In November 2012, California voters passed increases to state marginal income tax rates of 1 to 3 percentage points for upper-income households at different points in the income distribution. Drawing on the universe of California income tax filings and the variation imposed by this tax policy change, Rauh and Shyu present new findings about the effects of personal income taxation on household location choice and pre-tax income. First, over and above baseline rates of taxpayer departure from California, an additional 0.8% of the California residential tax filing base whose 2012 income would have been in the new 12.3% top tax bracket introduced by Proposition 30 moved out from full-year residency of California in 2013. The majority of this mobility is accounted for by taxpayers who persistently earn high incomes relocating to states with zero income tax. Second, to identify the impact of the California tax policy shift on the pre-tax earnings of high-income California residents, the researchers use as a control group high-earning out-of-state taxpayers who persistently file as California non-residents. Using a differences-in-differences strategy paired with propensity score matching, the researchers estimate a substantial intensive margin response which begins in 2012 and persists through 2014 among California top-bracket taxpayers. This response is concentrated in non-investment income. The estimates imply an intensive margin elasticity of 2013 income with respect to the marginal net-of-tax rate of 2.5 to 3.3. Among top-bracket California taxpayers, outward migration and behavioral responses by stayers together eroded 45.2% of the windfall tax revenues from the reform in 2013, with the extensive margin accounting for 9.5% of this total response.
This paper was distributed as Working Paper 26349, where an updated version may be available.
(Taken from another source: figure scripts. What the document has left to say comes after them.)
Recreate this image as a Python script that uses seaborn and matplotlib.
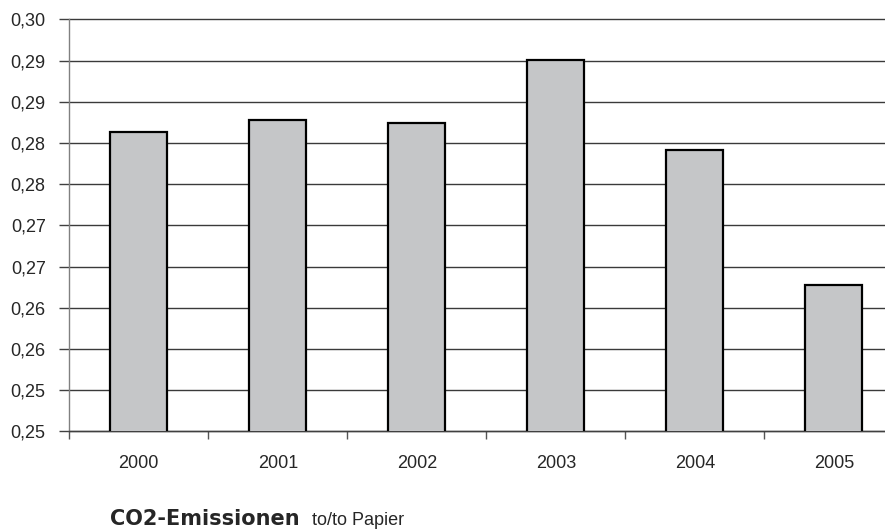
import numpy as np
import matplotlib
matplotlib.use('Agg')
import matplotlib.pyplot as plt
import seaborn as sns

# ===================== data =====================
years = ['2000', '2001', '2002', '2003', '2004', '2005']
co2_per_ton = [0.2863, 0.2878, 0.2874, 0.2951, 0.2842, 0.2678]

y_ticks = [0.250, 0.255, 0.260, 0.265, 0.270, 0.275, 0.280, 0.285, 0.290, 0.295, 0.300]
y_labels = ['0,25', '0,25', '0,26', '0,26', '0,27', '0,27', '0,28', '0,28', '0,29', '0,29', '0,30']

# ===================== style =====================
sns.set_style('white')
plt.rcParams['font.family'] = ['Liberation Sans', 'DejaVu Sans']
plt.rcParams['font.size'] = 13

fig = plt.figure(figsize=(8.85, 5.32), dpi=100)
# plot area runs past the right edge, like the original
ax = fig.add_axes([69.3 / 885, 100.7 / 532, 834 / 885, 411.8 / 532])

sns.barplot(x=years, y=co2_per_ton, color='#c5c6c8', saturation=1,
            edgecolor='black', linewidth=1.6, width=0.41, ax=ax, zorder=3)

ax.set_xlim(-0.5, 5.5)
ax.set_ylim(0.25, 0.30)
ax.set_xlabel('')
ax.set_ylabel('')

# y axis
ax.set_yticks(y_ticks)
ax.set_yticklabels(y_labels)
ax.yaxis.grid(True, color='#3a3a3a', linewidth=1)
for gl in ax.get_ygridlines():
    gl.set_clip_on(False)
ax.set_axisbelow(True)
ax.tick_params(axis='y', left=True, length=7, width=1, color='#404040',
               direction='out', pad=10, labelsize=13)

# x axis: tick marks between categories, labels in the middle
ax.set_xticks(np.arange(-0.5, 6.0, 1.0))
ax.set_xticklabels([])
ax.set_xticks(range(len(years)), minor=True)
ax.set_xticklabels(years, minor=True)
ax.tick_params(axis='x', which='major', bottom=True, length=6, width=1,
               color='#555555', direction='out')
ax.tick_params(axis='x', which='minor', bottom=True, length=0, pad=17, labelsize=13)

for s in ['top', 'right']:
    ax.spines[s].set_visible(False)
ax.spines['left'].set_color('#808080')
ax.spines['left'].set_linewidth(1)
ax.spines['bottom'].set_color('#404040')
ax.spines['bottom'].set_linewidth(1)

# caption under the chart
fig.text(110 / 885, 7 / 532, 'CO2-Emissionen', fontsize=15, fontweight='heavy',
         family=['DejaVu Sans'], ha='left', va='baseline')
fig.text(312 / 885, 7 / 532, 'to/to Papier', fontsize=13,
         ha='left', va='baseline')

plt.savefig('out.png', dpi=100)
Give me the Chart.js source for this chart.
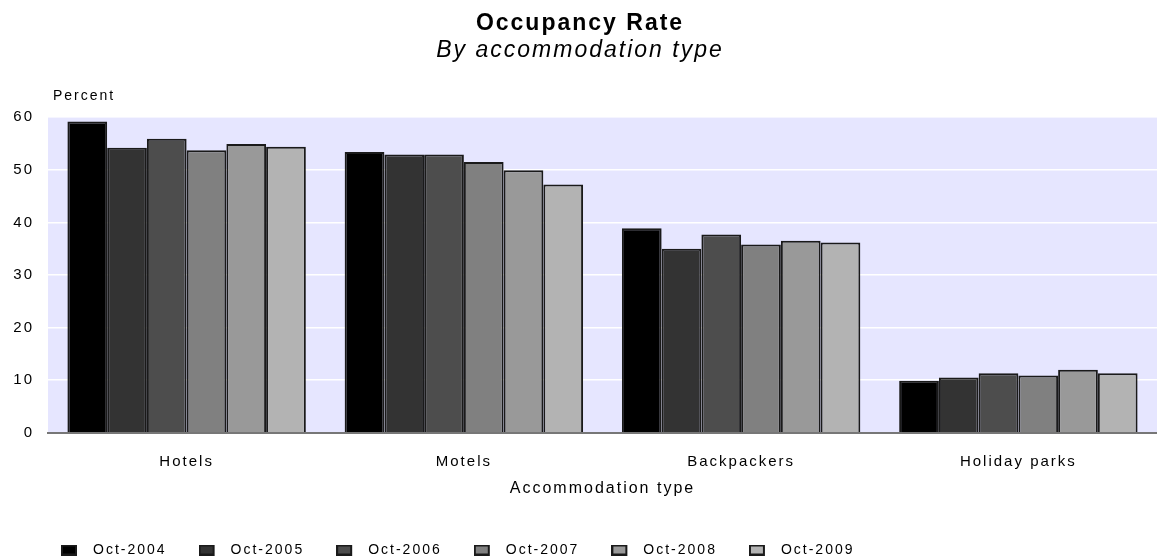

Londono-Velez and Avila-Mahecha study individual responses to wealth taxation and enforcement using Colombian tax microdata linked with the leaked Panama Papers. They exploit reforms modifying wealth tax rates and enforcement. Individuals lower their reported wealth in response to wealth taxes, with an estimated (short-term) elasticity of 2. In addition, individuals avoid taxes by hiding assets offshore in neighboring tax havens. Yet noncompliance also responds to enforcement. A disclosure scheme encouraged evaders -- including 40% of the wealthiest 0.01% -- to reveal hidden wealth worth 1.7% of GDP. Furthermore, increased detection probability triggered by Panama Papers leak raised disclosures by 830%, improving wealth tax collection and progressivity.
Hendren and Sprung-Keyser conduct a comparative welfare analysis of 133 historical policy changes over the past half-century in the United States, focusing on policies in social insurance, education and job training, taxes and cash transfers, and in-kind transfers. For each policy, the researchers use existing causal estimates to calculate both the benefit that each policy provides its recipients (measured as their willingness to pay) and the policy's net cost, inclusive of long-term impacts on the government's budget. Hendren and Sprung-Keyser divide the willingness to pay by the net cost to the government to form each policy's Marginal Value of Public Funds, or its "MVPF". Comparing MVPFs across policies provides a unified method of assessing their impact on social welfare. The results suggest that direct investments in low-income children's health and education have historically had the highest MVPFs, on average exceeding 5. Many such policies have paid for themselves as governments recouped the cost of their initial expenditures through additional taxes collected and reduced transfers. The researchers find large MVPFs for education and health policies among children of all ages, rather than observing diminishing marginal returns throughout childhood. They find smaller MVPFs for policies targeting adults, generally between 0.5 and 2. Expenditures on adults have exceeded this MVPF range in particular if they induced large spillovers on children. The researchers relate their estimates to existing theories of optimal government policy and discuss how the MVPF provides lessons for the design of future research.
In the US, states compete to attract firms by offering discretionary subsidies, but little is known about how states choose their subsidy offers, and whether such subsidies affect firms' location choices. Slattery uses an oral ascending (English) auction to model the subsidy "bidding" process and estimate the efficiency of subsidy competition. The model allows state governments to value both the direct and indirect (spillover) job creation of firms when submitting bids, and firms to take both subsidies offered and state characteristics into account when choosing their location. To estimate the model, Slattery hand-collects a new and unique dataset on state incentive spending and subsidy deals from 2002-2016. Slattery estimates both the distribution of states' (revealed) valuations for firms that rationalizes observed subsidies, and firms' valuations for state characteristics. In order to allow states to value potential spillovers, Slattery estimates the effect of subsidy-winning firms' locations on the entry decision of smaller firms, using a discrete choice entry model. Slattery provides the first empirical evidence that states use subsidies to help large firms internalize the positive spillovers, in the form of indirect job creation, they have on the states. Moreover, subsidies have a sizable effect on firm locations. In particular, it is found that without subsidies approximately 68% of firms would locate in a different state, and the number of anticipated indirect jobs created would decrease by 32%. With subsidies, total welfare (the sum of state valuations and firm profits) increases by 22%, but this welfare gain is captured entirely by the firms.
Having low liquidity and a high marginal propensity to consume (MPC) are tightly linked. Gelman, Kariv, Shapiro, and Silverman analyze this linkage in the context of income tax withholding and refunds. A theory of rational cash management with income uncertainty endogenizes the relationship between illiquidity and the MPC, which accounts for the finding that households tend to spend tax refunds as if they valued liquidity, yet do not act to increase liquidity by reducing their income tax withholding. The theory is supported by individual-level evidence, including a positive correlation between the size of tax refunds and the MPC out of those refunds.